El Congreso de los Diputados convalidó ayer el techo de gasto para el ejercicio presupuestario de 2018. Se estableció con él el límite de gasto no financiero que puede reconocer, en este caso, la Administración del Estado el año que viene. Existe, sin embargo, un tipo de gasto que no está incluido en el techo de gasto ni en los presupuestos: las emisiones de gases de efecto invernadero a la atmósfera, a pesar de ser estas emisiones un gasto (ambiental): consumimos aire limpio e incrementamos la temperatura media del planeta, al emitir más gases que calientan la atmósfera de los que los mares y los bosques pueden absorber, para llevar a cabo la actividad económica. A partir de ahora, para obtener estos servicios ambientales, que hasta ahora la Naturaleza nos proveía gratuitamente, deberemos destinar recursos económicos para ello.
Teniendo en cuenta que la ONU ha advertido que los compromisos de reducción de emisiones de gases de efecto invernadero, que han remitido los firmantes del Acuerdo de París, sobre cambio climático, no son suficientes para cumplir el objetivo previsto en el mismo, es necesario redoblar los esfuerzos. En España las políticas sobre cambio climático, hasta ahora, se ejecutan con órganos administrativos dispersos y planes de acción sectoriales. No existe un instrumento legislativo que constituya una autorización limitativa jurídicamente vinculante para las emisiones de efecto invernadero. Los compromisos —los del Acuerdo de París— son una mera declaración de intenciones, sin vinculación jurídica para el estado. Los presupuestos pueden calificarse como antiecológicos.
La deuda financiera acumulada del mundo es 3,3 veces el PIB mundial, según la revista Forbes. La otra cara de la moneda es una humanidad que consume 1,6 veces más de recursos que la capacidad de regeneración de la Tierra —España contribuye a este superavit negtivo consumiendo casi el triple de recursos de los que puede regenerar—. Desde hace décadas usamos una inexistente línea de crédito en nuestra demanda de recursos naturales. El planeta cada año, por tanto, tiene déficit ecológico. Una parte de ese déficit es la emisión de más dióxido de carbóno a la atmósfera de la que puede ser absorbida: es la llamada deuda de carbono. Ella sola representa un exceso de consumo de recursos de 0,96 planetas. Existe, pues, una correlación entre deuda financiera y deuda ambiental.

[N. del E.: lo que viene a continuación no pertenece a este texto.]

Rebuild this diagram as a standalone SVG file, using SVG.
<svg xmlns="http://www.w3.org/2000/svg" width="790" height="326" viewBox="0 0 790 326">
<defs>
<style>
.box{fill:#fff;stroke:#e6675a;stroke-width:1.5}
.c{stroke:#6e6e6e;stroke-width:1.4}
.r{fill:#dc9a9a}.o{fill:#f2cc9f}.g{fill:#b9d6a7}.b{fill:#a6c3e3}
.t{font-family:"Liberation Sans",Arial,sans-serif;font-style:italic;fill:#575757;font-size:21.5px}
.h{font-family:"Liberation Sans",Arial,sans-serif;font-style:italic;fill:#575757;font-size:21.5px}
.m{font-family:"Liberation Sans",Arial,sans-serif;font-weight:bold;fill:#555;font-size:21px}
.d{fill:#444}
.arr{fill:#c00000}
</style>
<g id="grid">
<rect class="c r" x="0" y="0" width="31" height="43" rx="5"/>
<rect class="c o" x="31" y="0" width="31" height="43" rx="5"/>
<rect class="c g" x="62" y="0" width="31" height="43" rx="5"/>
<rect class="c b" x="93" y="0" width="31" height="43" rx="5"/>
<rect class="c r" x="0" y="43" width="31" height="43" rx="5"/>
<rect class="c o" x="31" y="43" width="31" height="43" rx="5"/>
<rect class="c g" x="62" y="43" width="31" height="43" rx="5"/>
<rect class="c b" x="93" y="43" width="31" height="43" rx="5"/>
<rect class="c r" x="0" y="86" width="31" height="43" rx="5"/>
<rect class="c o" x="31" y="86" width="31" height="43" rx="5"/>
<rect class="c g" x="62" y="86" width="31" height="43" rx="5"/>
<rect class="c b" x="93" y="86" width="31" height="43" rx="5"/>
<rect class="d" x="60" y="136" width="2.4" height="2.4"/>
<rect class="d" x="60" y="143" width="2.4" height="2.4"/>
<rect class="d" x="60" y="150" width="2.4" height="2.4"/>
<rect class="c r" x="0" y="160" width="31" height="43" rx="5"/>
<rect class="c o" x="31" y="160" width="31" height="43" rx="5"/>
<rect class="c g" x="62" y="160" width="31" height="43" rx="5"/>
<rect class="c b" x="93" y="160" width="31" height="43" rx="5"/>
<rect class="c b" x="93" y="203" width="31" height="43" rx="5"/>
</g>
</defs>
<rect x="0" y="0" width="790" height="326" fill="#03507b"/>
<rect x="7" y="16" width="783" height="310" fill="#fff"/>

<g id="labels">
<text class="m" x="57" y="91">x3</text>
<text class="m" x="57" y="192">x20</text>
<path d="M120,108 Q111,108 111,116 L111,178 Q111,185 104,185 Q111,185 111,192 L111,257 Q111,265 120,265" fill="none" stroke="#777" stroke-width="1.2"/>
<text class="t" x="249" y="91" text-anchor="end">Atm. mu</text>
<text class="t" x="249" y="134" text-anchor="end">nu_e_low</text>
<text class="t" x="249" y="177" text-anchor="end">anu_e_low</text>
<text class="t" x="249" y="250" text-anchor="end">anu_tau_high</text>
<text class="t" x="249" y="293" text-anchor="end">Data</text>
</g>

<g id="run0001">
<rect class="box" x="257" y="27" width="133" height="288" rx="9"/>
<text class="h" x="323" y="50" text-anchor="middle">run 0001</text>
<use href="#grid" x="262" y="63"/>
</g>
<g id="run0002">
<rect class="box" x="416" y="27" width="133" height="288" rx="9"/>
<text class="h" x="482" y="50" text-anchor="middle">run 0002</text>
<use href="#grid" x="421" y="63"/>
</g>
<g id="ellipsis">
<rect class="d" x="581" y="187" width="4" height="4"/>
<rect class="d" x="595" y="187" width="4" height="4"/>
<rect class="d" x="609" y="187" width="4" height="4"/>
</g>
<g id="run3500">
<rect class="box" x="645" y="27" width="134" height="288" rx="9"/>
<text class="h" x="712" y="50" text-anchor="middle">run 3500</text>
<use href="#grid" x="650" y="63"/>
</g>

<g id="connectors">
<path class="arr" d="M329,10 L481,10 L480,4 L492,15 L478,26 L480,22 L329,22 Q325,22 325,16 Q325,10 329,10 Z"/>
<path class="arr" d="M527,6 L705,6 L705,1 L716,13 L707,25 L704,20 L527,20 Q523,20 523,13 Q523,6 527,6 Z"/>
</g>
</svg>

De la misma manera que anualmente se aprueba el presupuesto de los gastos que puede realizar una administración, previa aprobación del techo de gasto no financiero para ese año, y dada la realidad del cambio climático y de la contribución negativa de España al mismo, se debería elaborar un presupuesto de emisiones de gases de efecto invernadero, vinculado al presupuesto económico y tramitado de forma paralela aquél. Este instrumento sería más que un plan de directrices. Sería la expresión cifrada, conjunta y sistemática de las emisiones de gases de efecto invernadero que, como máximo, se podrían realizar en el ejercicio correspondiente. La plasmación jurídico-contable de una limitación vinculante, que establecería los objetivos de reducción de emisiones a cumplir ese año, así como los mecanismos necesarios de incentivación y coerción para alcanzar el nivel de reducción determinado. Para realizar su cálculo hay herramientas, como la huella de carbono, que permiten determinar las emisiones directas o indirectas ocasionadas por un estado, un individuo, una organización, un evento o un producto. Esta medida es un ejemplo de llevar la crítica del cambio climático a la (sobre)producción, donde radica el problema, y no a las acciones de consumo individual.
Evitar que el cambio climático quede fuera de control requiere planificación. Pero la acción del Estado será insuficiente en ausencia de la cooperación de los ciudadanos y los movimientos sociales. De igual manera la participación democrática y cívica no podrá desarrollarse eficazmente sin cambios institucionales, que den voz y voto a los ciudadanos en las decisiones ambientales. Se trata de crear un círculo virtuoso de participación, porque frenar el cambio climático es una empresa de toda la sociedad, no un proyecto estatal.
En el s. XXI el cumplimiento de las obligaciones climáticas no será una más de las obligaciones que habrán de ser observadas por los Estados, las empresas y los ciudadanos, será la principal de las obligaciones que habrá que cumplir para lograr la supervivencia de los éstos y de sus nacionales.
Si estos instrumentos y herramientas se llegaran a implantar, se habría dado un paso no sólo hacia una democracia verde, sino también hacia una democracia entre generaciones. Para ello hemos de sentir que el planeta es nuestra patria. Ahora sólo vivimos en una democracia neoliberal.